4. The Nazca Lines – Nazca Desert, Peru
Many of the these lines are simply, well, lines as well as basic geometrical shapes. But there are also around 70 designs that depict animals, humans, birds and flowers. Nobody knows exactly why the hell they were created and who did this for since the only way to view most of them would by airplane (which didn’t exist back then, duh) or magically floating in the sky or whatever. So this leaves us with one logical explanation: aliens. *Cue the X-Files theme* Or not. *The X-Files theme abruptly cuts off*

5. Green Lake in Tragoess – Styria, Austria
So you want to enjoy time by a lake. No, you want to go to a natural park. No, wait. The lake sounds like a great idea! But on the other hand, parks are pretty awesome places too… Why do you have to be so indecisive, you big bozo? The good news is that you can visit the Green Lake in Tragoess which is a park in the winter and lake during the warm months. How the hell is that possible? As winter approaches the lake recedes, creating shallow water of around 3 to 7 ft (1 to 2 meters) deep. Once the snow in the surrounding Hochschwab Mountains melts, the lake fills up to around 40 ft (12 m) by July, making it ideal for deep divers. You can even find trees and benches under the water!

6. Spotted Lake – British Columbia
Spotted Lake is a pretty weird place, and not just because it’s located in the weirdest country in the world (Canada!) but because of the high concentration of various minerals that leave these colorful spots. Some of the minerals include: magnesium sulfate (delicious!), calcium (succulent!) and sodium sulphates (melts in your mouth!) and silver (yum!) and titanium (oh, that tastes so good!). While you are welcome to take pictures of it from the highway, it’s privately owned by the First Nations, so swimming isn’t an option unless you’ve got “getting arrested for trespassing” on your bucket list.

7. The Tianzi Mountains – Hunan Province China
What makes the Tianzi Mountains eerie is the perpetual mist and the skinny mountains that were formed as a result of 320 million years of erosion. It also served as the inspiration for the Pandora mountainscape in that James Cameron movie that everybody is always fussing about. The one with those weird blue cat people, you know?

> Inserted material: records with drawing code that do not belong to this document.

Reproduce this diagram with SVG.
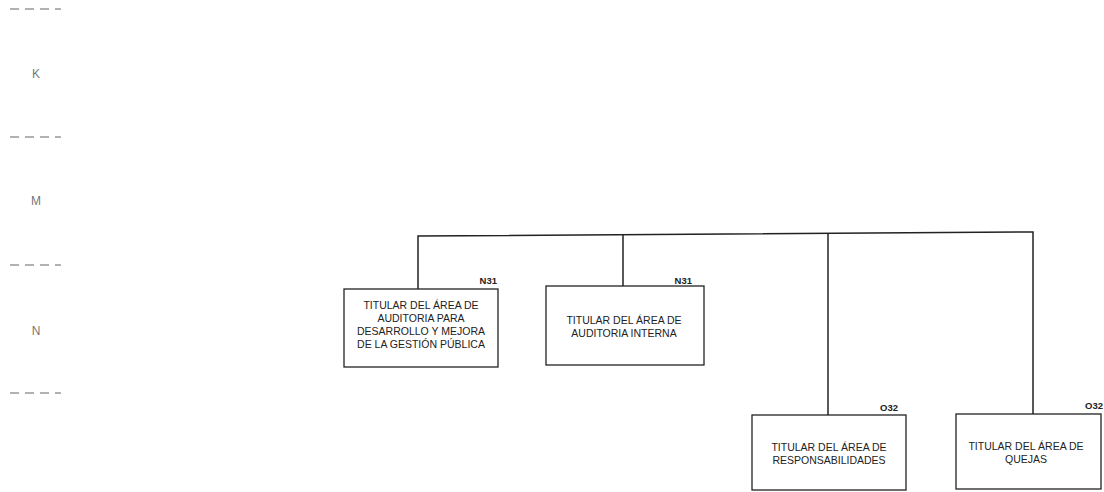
<svg xmlns="http://www.w3.org/2000/svg" width="1104" height="492" viewBox="0 0 1104 492">
<style>
.box{fill:#fff;stroke:#222;stroke-width:1.3}
.conn{fill:none;stroke:#222;stroke-width:1.5}
.t{font-family:"Liberation Sans",Arial,sans-serif;font-size:10.5px;fill:#222;text-anchor:middle}
.code{font-family:"Liberation Sans",Arial,sans-serif;font-size:9.5px;font-weight:bold;fill:#222;text-anchor:end}
.lvl{font-family:"Liberation Sans",Arial,sans-serif;font-size:12px;fill:#777;text-anchor:middle}
.dash{stroke:#666;stroke-width:1.2;stroke-dasharray:9 6}
</style>
<g id="levels">
<line class="dash" x1="10" y1="9" x2="61" y2="9"/>
<text class="lvl" x="36" y="78">K</text>
<line class="dash" x1="10" y1="137" x2="61" y2="137"/>
<text class="lvl" x="36" y="205">M</text>
<line class="dash" x1="10" y1="265" x2="61" y2="265"/>
<text class="lvl" x="36" y="335">N</text>
<line class="dash" x1="10" y1="393" x2="61" y2="393"/>
</g>
<g id="connectors">
<polyline class="conn" points="418,289 418,236 1033,232 1033,414"/>
<line class="conn" x1="623" y1="235" x2="623" y2="286"/>
<line class="conn" x1="828" y1="233" x2="828" y2="415"/>
</g>
<g id="node1">
<rect class="box" x="344" y="289" width="154" height="78"/>
<text class="code" x="497" y="284">N31</text>
<text class="t" x="421" y="309">TITULAR DEL ÁREA DE</text>
<text class="t" x="421" y="322">AUDITORIA PARA</text>
<text class="t" x="421" y="335">DESARROLLO Y MEJORA</text>
<text class="t" x="421" y="348">DE LA GESTIÓN PÚBLICA</text>
</g>
<g id="node2">
<rect class="box" x="546" y="286" width="158" height="79"/>
<text class="code" x="692" y="284">N31</text>
<text class="t" x="624" y="324">TITULAR DEL ÁREA DE</text>
<text class="t" x="624" y="337">AUDITORIA INTERNA</text>
</g>
<g id="node3">
<rect class="box" x="752" y="415" width="154" height="75"/>
<text class="code" x="898" y="411">O32</text>
<text class="t" x="829" y="451">TITULAR DEL ÁREA DE</text>
<text class="t" x="829" y="464">RESPONSABILIDADES</text>
</g>
<g id="node4">
<rect class="box" x="956" y="414" width="145" height="75"/>
<text class="code" x="1103" y="409">O32</text>
<text class="t" x="1026" y="450">TITULAR DEL ÁREA DE</text>
<text class="t" x="1026" y="463">QUEJAS</text>
</g>
</svg>
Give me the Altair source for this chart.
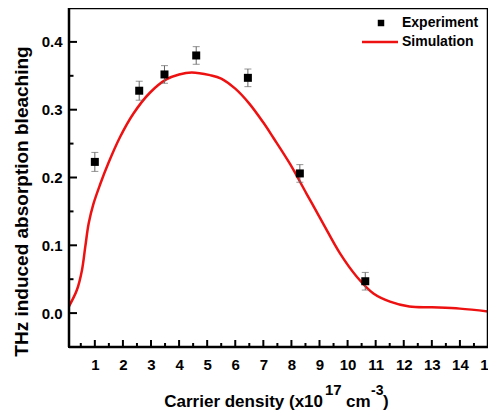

8. Whale Bone Alley – Siberia, Russia
On a quest to find yourself some huge whale jaw bones, ribs, and vertebrae but not sure where to look? Might we suggested Whale Bone Alley? Yes, we may. Located on the northern tip of Siberia’s remote Yttygran Island, around 600 years ago the native tribes would slaughter whales and place the bones in long rows along the shore. What you see today is a haunting reminder in the form of a colossal boneyard. Archeologists believe the place was a site where all of the tribes could gather together in mutual worship.